Christianity’s defining symbol is the cross where Jesus Christ was crucified at the climax of his ministry. At the center of a religion of hope, joy, and love is an image representing death, failure, and pain, and this paradox is central to the meaning of the Christian religion. Most broadly, a ‘theology of the cross’ is simply a theology that takes the image of the cross, and the event that took place upon it, extremely seriously. It also means viewing Christ’s death on behalf of sinners – what in theology is called the atonement – as the climax and center of his work in the world.

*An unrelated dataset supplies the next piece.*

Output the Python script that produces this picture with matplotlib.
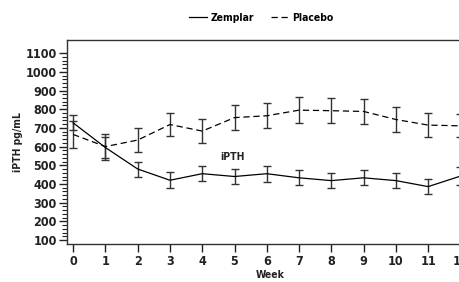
import numpy as np
import matplotlib
matplotlib.use('Agg')
import matplotlib.pyplot as plt
from matplotlib.ticker import FixedLocator

plt.rcParams['font.family'] = ['Liberation Sans Narrow', 'DejaVu Sans']
plt.rcParams['font.stretch'] = 'condensed'
plt.rcParams['font.weight'] = 'bold'
plt.rcParams['axes.labelweight'] = 'bold'

# Data
weeks = list(range(0, 13))
zemplar = [727, 595, 480, 420, 455, 440, 455, 433, 418, 433, 418, 386, 442]
zemplar_err = [40, 55, 40, 42, 40, 42, 42, 41, 42, 41, 42, 42, 48]
placebo = [665, 600, 635, 718, 683, 755, 765, 795, 792, 788, 745, 715, 711]
placebo_err = [70, 70, 65, 62, 66, 67, 68, 68, 66, 68, 67, 66, 62]
y_major = [100, 200, 300, 400, 500, 600, 700, 800, 900, 1000, 1100]
y_minor = [v for v in range(100, 1101, 20) if v % 100 != 0]

ink = '#222222'
fig = plt.figure(figsize=(4.6, 2.82), dpi=100)
# the axes run past the right edge, as in the reference
ax = fig.add_axes([0.1457, 0.1348, 1.029 - 0.1457, 0.858 - 0.1348])

ax.errorbar(weeks, zemplar, yerr=zemplar_err, color='black', lw=0.9,
            ecolor='#333333', elinewidth=1.0, capsize=3, capthick=1.0,
            label='Zemplar', zorder=3)
ax.errorbar(weeks, placebo, yerr=placebo_err, color='black', lw=0.9,
            ls=(0, (5, 3)), ecolor='#333333', elinewidth=1.0, capsize=3,
            capthick=1.0, label='Placebo', zorder=3)

ax.text(4.95, 545, 'iPTH', ha='center', va='center', fontsize=7.5,
        color=ink, fontweight='bold')

ax.set_xlim(-0.19, 12.4)
ax.set_ylim(79, 1170)
ax.set_xticks(weeks)
ax.yaxis.set_major_locator(FixedLocator(y_major))
ax.yaxis.set_minor_locator(FixedLocator(y_minor))

ax.tick_params(axis='both', which='major', labelsize=9, colors=ink,
               direction='out', width=1.0)
ax.tick_params(axis='y', which='major', length=5.5, pad=2)
ax.tick_params(axis='y', which='minor', length=3.5, width=0.8, color=ink)
ax.tick_params(axis='x', which='major', length=6, pad=2)

for side in ['left', 'bottom', 'top']:
    ax.spines[side].set_color('#333333')
    ax.spines[side].set_linewidth(1.0)
ax.spines['right'].set_visible(False)

ax.set_xlabel('Week', fontsize=7.5, color=ink, labelpad=1.5)
ax.set_ylabel('iPTH pg/mL', fontsize=7.5, color=ink, labelpad=2)

handles, labels = ax.get_legend_handles_labels()
handles = [h[0] for h in handles]
fig.legend(handles, labels, loc='center', bbox_to_anchor=(0.568, 0.936),
           ncol=2, frameon=False, fontsize=7.5, handlelength=1.8,
           handletextpad=0.3, columnspacing=1.6)

plt.savefig('out.png', dpi=100)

Martin Luther took the implications of this emphasis on the cross one step further, with profound effect. He understood the image of Jesus’ death on the cross to reveal not just the mechanism of salvation but a fundamental principle about life and about God. He came to believe that God always works ‘under his opposite’ (sub contrario), and that we see this in the crucifixion, where God’s victory was in his defeat and life came about precisely through death. As Luther puts it, it is the principle that:

God receives none but those who are forsaken, restores health to none but those who are sick, gives sight to none but the blind, and life to none but the dead… He has mercy on none but the wretched and gives grace to none but those who are in disgrace. (Luther, Weimar Ausgabe 1, p. 183f)

A ‘theology of the cross’ (theologia crucis) in this sense contradicts the assumptions we normally have about life. It says that God is most reliably present not in our strengths or our successes or the things we like best about ourselves. Rather, God is present and working in the world exactly in the place where a person is falling apart, where they are discovering the limits of their power instead of its possibilities. It also means that God is always involved with people and situations exactly as they currently are, instead of as they could be or might be or used to be.

The New Testament is shot through with the theme of ‘theology of the cross’. In addition to the crucifixion itself, we see it in Jesus’ preference for sinners, outcasts, and hypocrites, in his humble and unexpected origins, and in his teaching that the first shall be last and the last shall be first (Matt. 20:16; Luke 13:30). It is also present particularly in St. Paul’s reflections on wisdom, and foolishness, and the message of ‘Christ crucified’ in 1 Cor. 1, and his insight that God’s power ‘is made perfect in weakness’ (2 Cor. 12:9).

Gerhard Forde has pointed out that Luther prefers to speak not of ‘theology of the cross’ but of people being ‘theologians of the cross’. His point is that when we make a principle out of the cross it can become a new way of trying to have control over God and our lives, and this illusion of control is actually the opposite of a theology of the cross. Another way of putting this is that it is a theological truth that is truly understood only through life experience.